The second to none food (special shoutout for the ribs), the lethal yet tasty rum punch and the sublime steel pan performance combines with the perfect view, leading to a truly wonderful and quintessentially Antiguan experience!

Don’t miss – getting there early to stake out a good table to appreciate the panoramic view of the sunset across the whole bay.


Again, even though you can only reach it by boat, stingray city is an absolute must-do during lay days. The tour leaves from the Northeast of the Island.

Unlike many similar ‘experiences’ – the stingrays are free to come and go – and arrive they do as soon as the boat reaches the reef! Although that’s possibly down to the copious amounts of food that’s available to feed them… Alongside the knowledgeable guides, it’s a truly unique experience watching them glide playfully next to you. The clear, warm waters of the reef are also perfect for snorkelling, with the shallow ridges attracting schools of colourful fish.

Upon returning to terra firma, you’re greeted with another rum punch – another hallmark of a quality Antiguan experience – and the opportunity to chat with the locals committed to preserving the reefs.

Don’t miss – popping along the coast the Devil’s Bridge National Park when you’re visiting this corner of the island


With more than 350 beautiful beaches, it’s easy to forget that some of the most beautiful spots in Antigua are hidden inland. We’ve found that the best way to see these is by 4×4, with easy car hire, safe roads and unintimidating driving conditions making this a unique day out. Meander through the lush rainforest to the Wallings nature reserve at the Southwest of the Island, where you’ll enjoy a series of different trail routes catering for all abilities. The self-guided hikes culminate in panoramic 360-degree views of the Island atop Signal Hill, as well as a visit to the reservoir teeming with local wildlife and birds. Adrenaline junkies can then enjoy a ziplining canopy tour, before taking advance of your wheels to access some of the more remote beaches nearby for a cooling dip.
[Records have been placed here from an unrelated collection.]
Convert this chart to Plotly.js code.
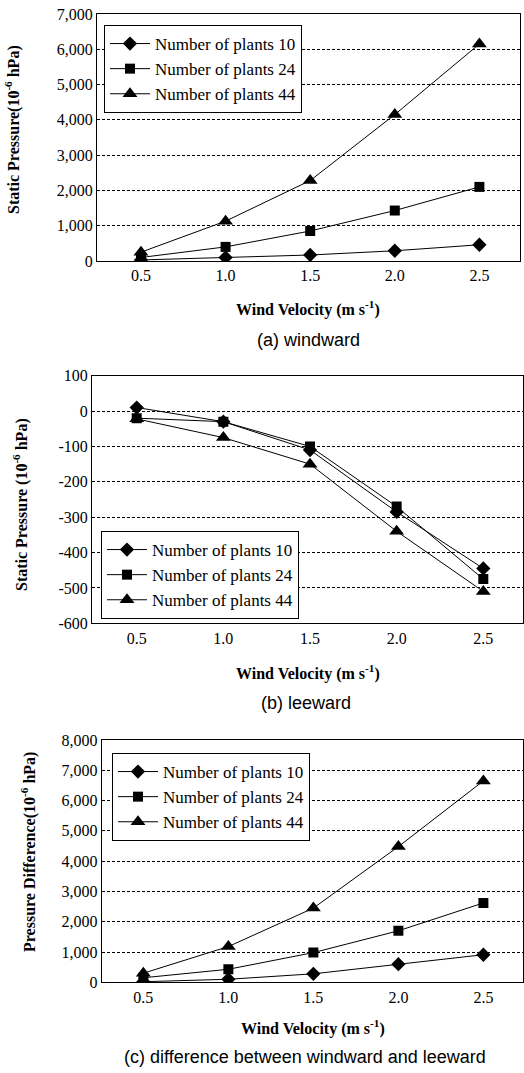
<!DOCTYPE html>
<html>
<head>
<meta charset="utf-8">
<script src="https://cdn.plot.ly/plotly-3.0.1.min.js"></script>
<style>html,body{margin:0;padding:0;background:#fff;}#chart{width:524px;height:1073px;}</style>
</head>
<body>
<div id="chart"></div>
<script>
// ---- data ----
const windVelocity = [0.5, 1.0, 1.5, 2.0, 2.5];
const seriesNames = ["Number of plants 10", "Number of plants 24", "Number of plants 44"];

const windward10 = [30, 100, 170, 290, 460];
const windward24 = [100, 400, 850, 1430, 2100];
const windward44 = [250, 1130, 2280, 4150, 6150];

const leeward10 = [10, -30, -110, -285, -445];
const leeward24 = [-20, -30, -100, -270, -475];
const leeward44 = [-22, -75, -150, -340, -510];

const diff10 = [20, 100, 280, 600, 910];
const diff24 = [150, 430, 980, 1700, 2620];
const diff44 = [300, 1180, 2450, 4480, 6650];

const xTickLabels = ["0.5", "1.0", "1.5", "2.0", "2.5"];
const yTicksA = [0, 1000, 2000, 3000, 4000, 5000, 6000, 7000];
const yTickLabelsA = ["0", "1,000", "2,000", "3,000", "4,000", "5,000", "6,000", "7,000"];
const yTicksB = [100, 0, -100, -200, -300, -400, -500, -600];
const yTickLabelsB = ["100", "0", "-100", "-200", "-300", "-400", "-500", "-600"];
const yTicksC = [0, 1000, 2000, 3000, 4000, 5000, 6000, 7000, 8000];
const yTickLabelsC = ["0", "1,000", "2,000", "3,000", "4,000", "5,000", "6,000", "7,000", "8,000"];

const captions = ["(a) windward", "(b) leeward", "(c) difference between windward and leeward"];
const yTitles = ["Static Pressure(10<sup>-6</sup> hPa)", "Static Pressure (10<sup>-6</sup> hPa)", "Pressure Difference(10<sup>-6</sup> hPa)"];
const xTitle = "Wind Velocity (m s<sup>-1</sup>)";

// ---- layout helpers ----
const W = 524, H = 1073;
const px = v => v / W;
const py = v => 1 - v / H;

const symbols = ["diamond", "square", "triangle-up"];
const sizes = [11, 10, 13];
const serif = "Liberation Serif, Times New Roman, serif";

function mkTraces(vals, xa, ya, leg) {
  return vals.map((v, i) => ({
    x: windVelocity, y: v, type: "scatter", mode: "lines+markers",
    name: seriesNames[i], xaxis: xa, yaxis: ya, legend: leg,
    legendgroup: leg + i,
    line: {color: "#000", width: 1},
    marker: {symbol: symbols[i], size: sizes[i], color: "#000"}
  }));
}

const data = [].concat(
  mkTraces([windward10, windward24, windward44], "x", "y", "legend"),
  mkTraces([leeward10, leeward24, leeward44], "x2", "y2", "legend2"),
  mkTraces([diff10, diff24, diff44], "x3", "y3", "legend3")
);

function xAxis(dom, rng, anchor) {
  return {
    domain: dom, range: rng, anchor: anchor,
    tickvals: windVelocity, ticktext: xTickLabels, ticks: "",
    showgrid: false, zeroline: false,
    showline: true, mirror: true, linecolor: "#000", linewidth: 1,
    tickfont: {family: serif, size: 16, color: "#000"}
  };
}
function yAxis(dom, rng, anchor, tv, tt, ticks) {
  return {
    domain: dom, range: rng, anchor: anchor,
    tickvals: tv, ticktext: tt,
    ticks: ticks ? "inside" : "", ticklen: 3, tickcolor: "#000",
    showgrid: true, gridcolor: "#000", gridwidth: 1, griddash: "3px,2px",
    zeroline: false,
    showline: true, mirror: true, linecolor: "#000", linewidth: 1,
    tickfont: {family: serif, size: 16, color: "#000"}
  };
}
function legendBox(x, y) {
  return {
    x: px(x), y: py(y), xanchor: "left", yanchor: "top",
    bgcolor: "#fff", bordercolor: "#000", borderwidth: 1,
    font: {family: serif, size: 17, color: "#000"},
    traceorder: "grouped", tracegroupgap: 0, itemwidth: 40
  };
}

const annFont = {family: serif, size: 16, color: "#000", weight: "bold"};
const capFont = {family: "Liberation Sans, Arial, sans-serif", size: 18, color: "#000"};

function ann(text, x, y, font, angle) {
  return {text: text, x: px(x), y: py(y), xref: "paper", yref: "paper",
    showarrow: false, xanchor: "center", yanchor: "middle",
    textangle: angle || 0, font: font};
}

const layout = {
  width: W, height: H,
  margin: {l: 0, r: 0, t: 0, b: 0},
  paper_bgcolor: "#fff", plot_bgcolor: "#fff",
  showlegend: true,
  xaxis: xAxis([px(97), px(520)], [0.24, 2.74], "y"),
  yaxis: yAxis([py(261), py(14)], [0, 7000], "x", yTicksA, yTickLabelsA, false),
  xaxis2: xAxis([px(92), px(523)], [0.242, 2.729], "y2"),
  yaxis2: yAxis([py(623.3), py(375.7)], [-600, 100], "x2", yTicksB, yTickLabelsB, true),
  xaxis3: xAxis([px(101.7), px(523)], [0.255, 2.733], "y3"),
  yaxis3: yAxis([py(982.3), py(740)], [0, 8000], "x3", yTicksC, yTickLabelsC, false),
  legend: legendBox(104, 25),
  legend2: legendBox(101, 531),
  legend3: legendBox(112, 753),
  annotations: [
    ann(yTitles[0], 12, 130, annFont, -90),
    ann(yTitles[1], 21, 505, annFont, -90),
    ann(yTitles[2], 28, 852, annFont, -90),
    ann(xTitle, 308, 308, annFont),
    ann(xTitle, 308, 672, annFont),
    ann(xTitle, 313, 1027, annFont),
    ann(captions[0], 308, 340, capFont),
    ann(captions[1], 306, 703, capFont),
    ann(captions[2], 305, 1057, capFont)
  ]
};

Plotly.newPlot("chart", data, layout, {displayModeBar: false, staticPlot: true});
</script>
</body>
</html>
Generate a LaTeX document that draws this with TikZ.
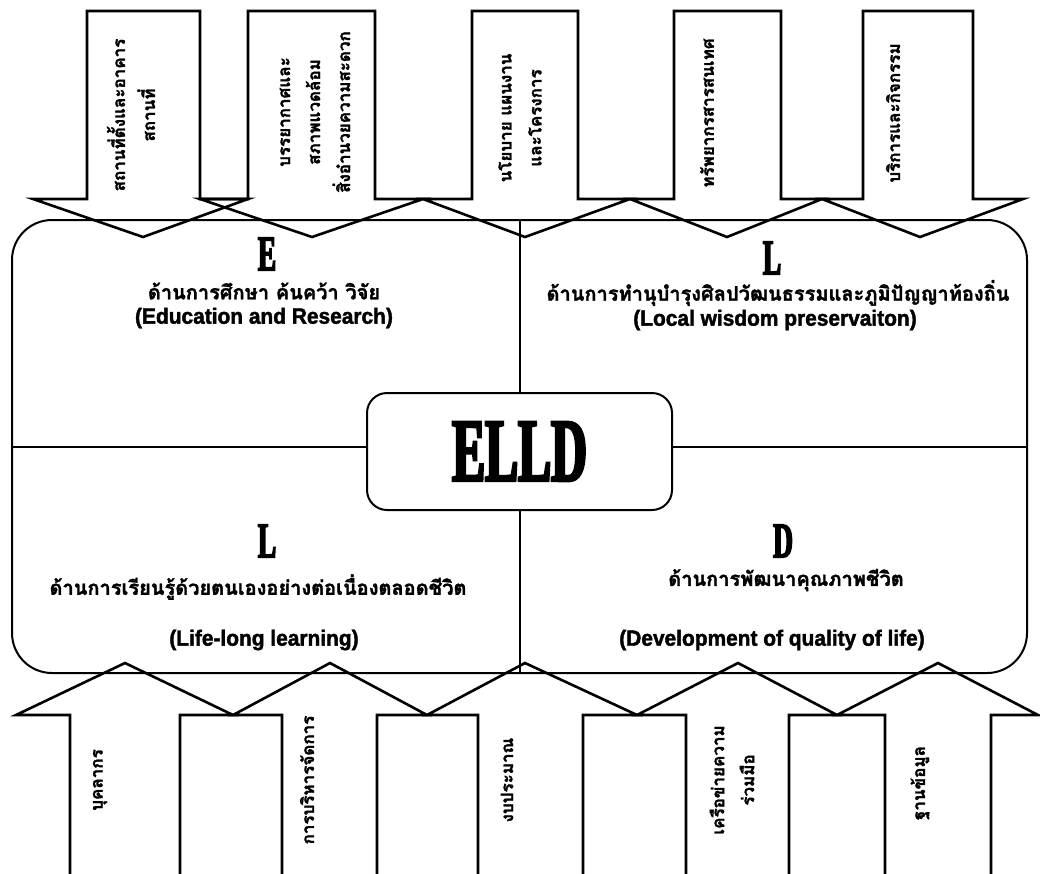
\documentclass[tikz,border=0pt]{standalone}
\usepackage{fontspec}
\newfontfamily\thaifont[Script=Thai, FakeBold=1.6]{Loma}
\newfontfamily\headfont[FakeStretch=0.55, FakeBold=3]{Liberation Serif}
\newfontfamily\engfont[FakeStretch=0.95, FakeBold=1.8]{Liberation Sans}

\begin{document}
\begin{tikzpicture}[x=1pt, y=-1pt,
    frame/.style={draw, line width=2pt},
    blockarrow/.style={draw, line width=2.6pt, line join=miter},
    letter/.style={font=\headfont\bfseries\fontsize{50}{50}\selectfont},
    thailine/.style={font=\thaifont\bfseries\fontsize{20}{22}\selectfont},
    engline/.style={font=\engfont\bfseries\fontsize{22}{24}\selectfont},
    arrowtext/.style={rotate=90, align=center, font=\thaifont\bfseries\fontsize{17}{30}\selectfont}
]
    \useasboundingbox (0,0) rectangle (1040,873);

    % Board and dividers
    \node[frame, rounded corners=40pt, minimum width=1015pt, minimum height=453pt, inner sep=0pt] (board) at (519.5,446.5) {};
    \draw[frame] (board.north) -- (board.south);
    \draw[frame] (board.west) -- (board.east);

    % Arrows in (top)
    \foreach \bl/\br/\hl/\hr/\tip in {87/200/33/248/143, 248/375/200/423/312, 472/578/423/630/525, 674/781/630/822/727, 863/973/822/1023/920}
        \draw[blockarrow] (\bl,199) -- (\bl,11) -- (\br,11) -- (\br,199) -- (\hr,199) -- (\tip,237) -- (\hl,199) -- cycle;

    % Arrows in (bottom)
    \foreach \bl/\br/\hl/\hr/\tip in {70/180/16/233/125, 282/377/233/427/330, 478/583/427/637/525, 686/789/637/837/738, 885/991/837/1038/938}
        \draw[blockarrow] (\bl,880) -- (\bl,715) -- (\hl,715) -- (\tip,663) -- (\hr,715) -- (\br,715) -- (\br,880);

    % Centre
    \node[frame, fill=white, rounded corners=20pt, minimum width=305pt, minimum height=117pt,
          font=\headfont\bfseries\fontsize{90}{90}\selectfont] (core) at (519.5,451.5) {ELLD};

    % Quadrants
    \node[letter] (eduLetter) at (267,254) {E};
    \node[thailine] (eduThai) at (264,291) {ด้านการศึกษา ค้นคว้า วิจัย};
    \node[engline] (eduEng) at (264,318) {(Education and Research)};

    \node[letter] (locLetter) at (772,258) {L};
    \node[thailine] (locThai) at (778,293) {ด้านการทำนุบำรุงศิลปวัฒนธรรมและภูมิปัญญาท้องถิ่น};
    \node[engline] (locEng) at (775,320) {(Local wisdom preservaiton)};

    \node[letter] (lifeLetter) at (267,541) {L};
    \node[thailine] (lifeThai) at (258,587) {ด้านการเรียนรู้ด้วยตนเองอย่างต่อเนื่องตลอดชีวิต};
    \node[engline] (lifeEng) at (264,640) {(Life-long learning)};

    \node[letter] (devLetter) at (783,541) {D};
    \node[thailine] (devThai) at (786,580) {ด้านการพัฒนาคุณภาพชีวิต};
    \node[engline] (devEng) at (772,640) {(Development of quality of life)};

    % Arrow labels
    \node[arrowtext] (inSite) at (131,115) {สถานที่ตั้งและอาคาร\\สถานที่};
    \node[arrowtext] (inAmbience) at (315,112) {บรรยากาศและ\\สภาพแวดล้อม\\สิ่งอำนวยความสะดวก};
    \node[arrowtext] (inPolicy) at (520,118) {นโยบาย แผนงาน\\และโครงการ};
    \node[arrowtext] (inInfo) at (707,113) {ทรัพยากรสารสนเทศ};
    \node[arrowtext] (inService) at (893,113) {บริการและกิจกรรม};

    \node[arrowtext] (inStaff) at (100,780) {บุคลากร};
    \node[arrowtext] (inManage) at (307,780) {การบริหารจัดการ};
    \node[arrowtext] (inBudget) at (507,780) {งบประมาณ};
    \node[arrowtext] (inNetwork) at (732,780) {เครือข่ายความ\\ร่วมมือ};
    \node[arrowtext] (inData) at (920,783) {ฐานข้อมูล};
\end{tikzpicture}
\end{document}
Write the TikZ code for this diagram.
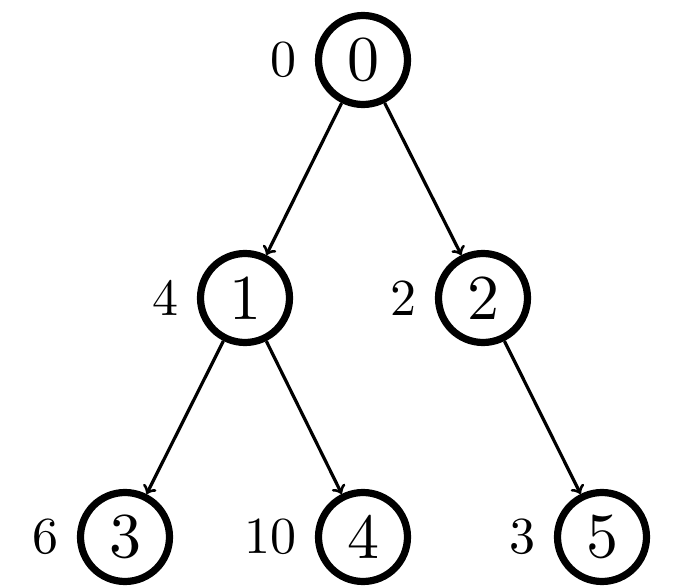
\documentclass[tikz,border=0pt]{standalone}
\usepackage{fontspec}
\setmainfont{lmroman10-regular.otf}
\usetikzlibrary{positioning}
\begin{document}
\begin{tikzpicture}[x=0.5pt,y=-0.5pt,
  vert/.style={circle,draw,line width=3.6pt,inner sep=0pt,minimum size=44.5pt,font=\fontsize{32}{36}\selectfont},
  lab/.style={inner sep=0pt,font=\fontsize{26}{30}\selectfont},
  edge/.style={->,line width=1.6pt}]
\useasboundingbox (0,0) rectangle (680,588);
\node[vert] (n0) at (363,60) {0};
\node[vert] (n1) at (245,298) {1};
\node[vert] (n2) at (483,298) {2};
\node[vert] (n3) at (125,537) {3};
\node[vert] (n4) at (363,537) {4};
\node[vert] (n5) at (602,537) {5};
\node[lab,left=9pt of n0] (l0) {0};
\node[lab,left=9pt of n1] (l1) {4};
\node[lab,left=9pt of n2] (l2) {2};
\node[lab,left=9pt of n3] (l3) {6};
\node[lab,left=9pt of n4] (l4) {10};
\node[lab,left=9pt of n5] (l5) {3};
\draw[edge] (n0) -- (n1);
\draw[edge] (n0) -- (n2);
\draw[edge] (n1) -- (n3);
\draw[edge] (n1) -- (n4);
\draw[edge] (n2) -- (n5);
\end{tikzpicture}
\end{document}
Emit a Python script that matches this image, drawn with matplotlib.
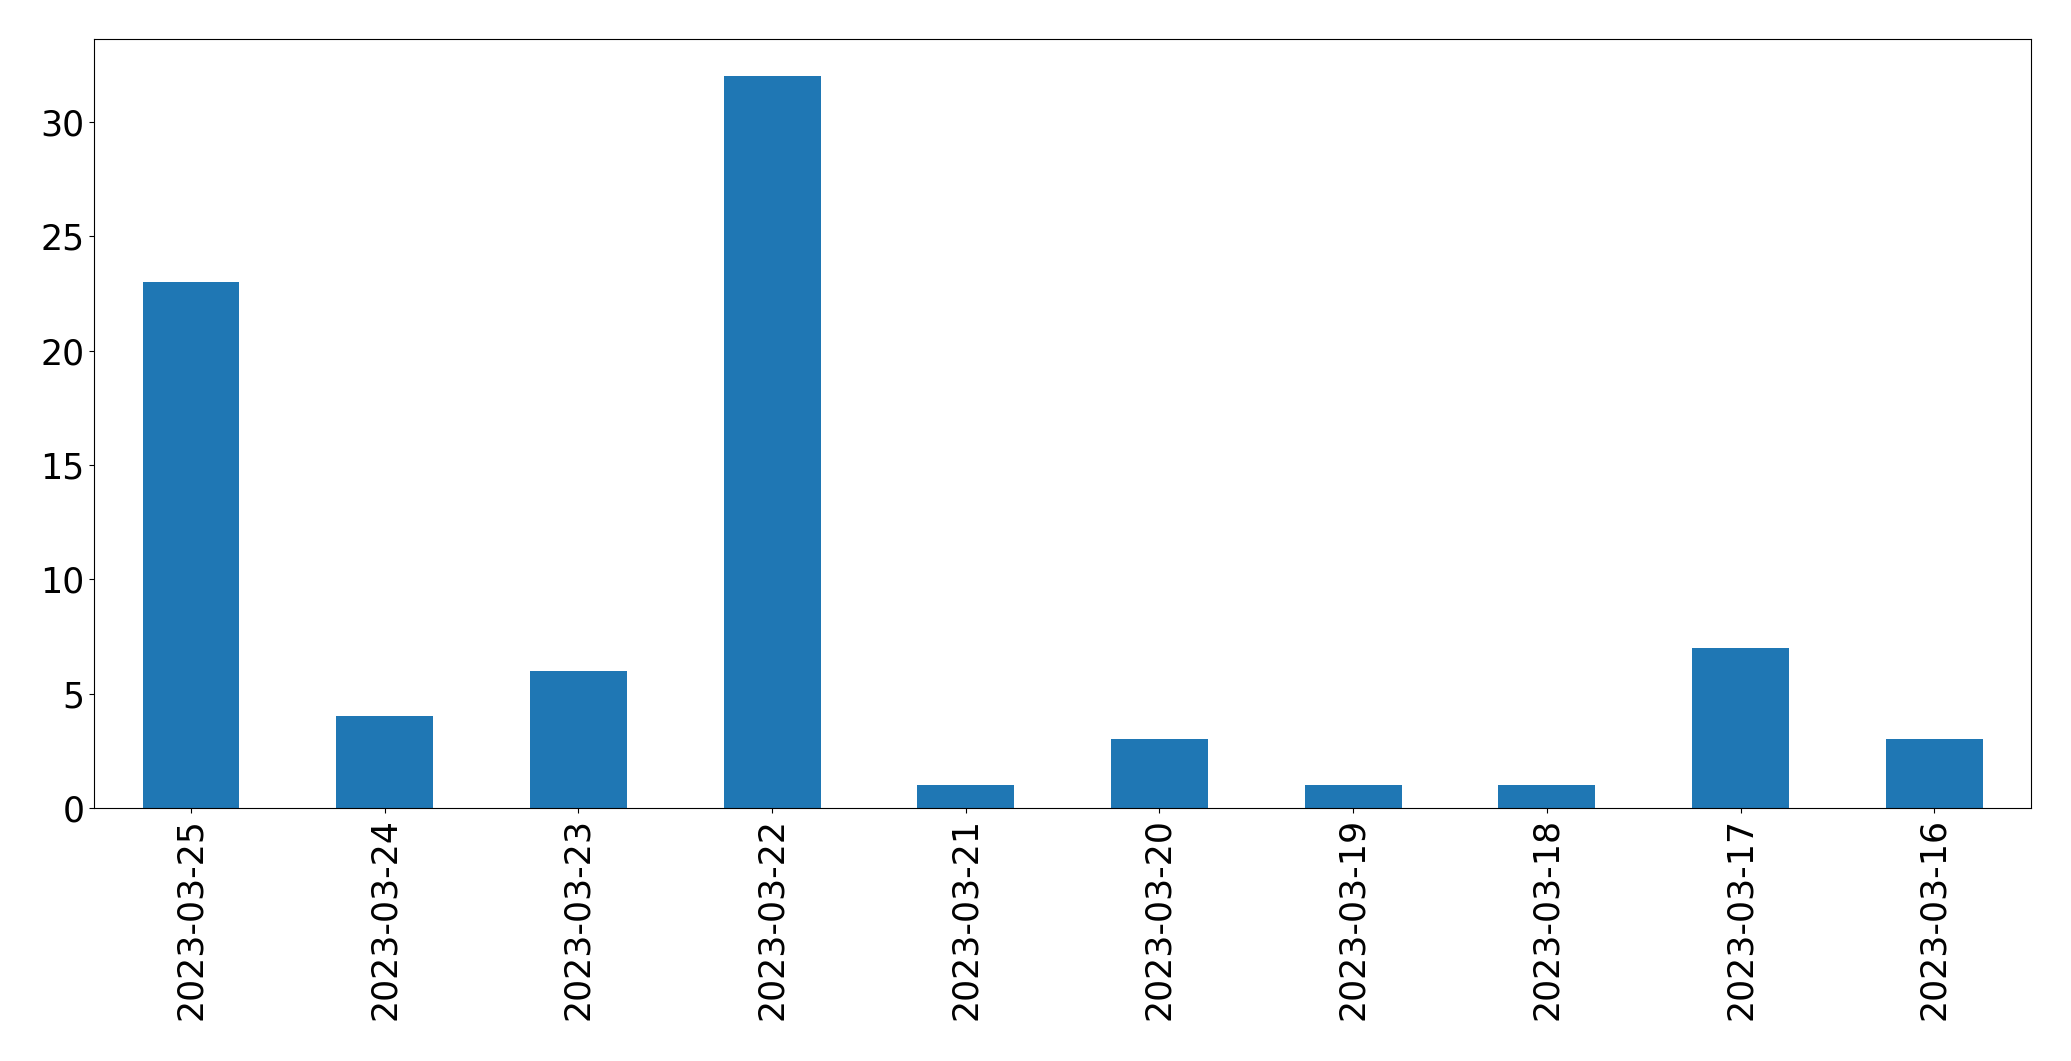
import matplotlib
matplotlib.use("Agg")
import matplotlib.pyplot as plt
import pandas as pd

dates = ["2023-03-25", "2023-03-24", "2023-03-23", "2023-03-22", "2023-03-21",
         "2023-03-20", "2023-03-19", "2023-03-18", "2023-03-17", "2023-03-16"]
counts = [23, 4, 6, 32, 1, 3, 1, 1, 7, 3]

s = pd.Series(counts, index=dates)

fig, ax = plt.subplots(figsize=(20.71, 10.61), dpi=100)
s.plot(kind="bar", ax=ax, color="#1f77b4", fontsize=25)
fig.subplots_adjust(left=0.0455, right=0.9807, top=0.9628, bottom=0.2385)
fig.savefig("out.png", dpi=100)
Don’t miss – after your hike, visit Darkwood beach to sample the conch fritters, before driving ten minutes North to Coco Beach. Here, you’ll be able to enjoy a massage on the near-empty beach, whose protective reef makes it the perfect spot for a mid-afternoon nap surrounded by beautiful shells.


It’s easy to forget that there’s more to historic Antigua than its naval past. A great way to experience this is to venture to the northwest of the Island, to the capital St John’s – best reached by bus. These lively people carrier style busses are not just a great way to chat with locals, but the constant shout of “bus stop” offers a tour of the more local side of the island. Once in St John’s, you can either venture down to the cruise ship port to stock up on all your Antigua themed nick-nacks, or visit the tiny yet excellent National museum where you can learn more about the rich history surrounding the island. Finish up with a walk through the beautiful wooden cathedral, before stopping for a Carib and a browse in the local market.

Don’t miss – a lunchtime stop at Roti King – best rotis on the island (a controversial view, but one I stand by!) – off the beaten track and full of Antiguan character.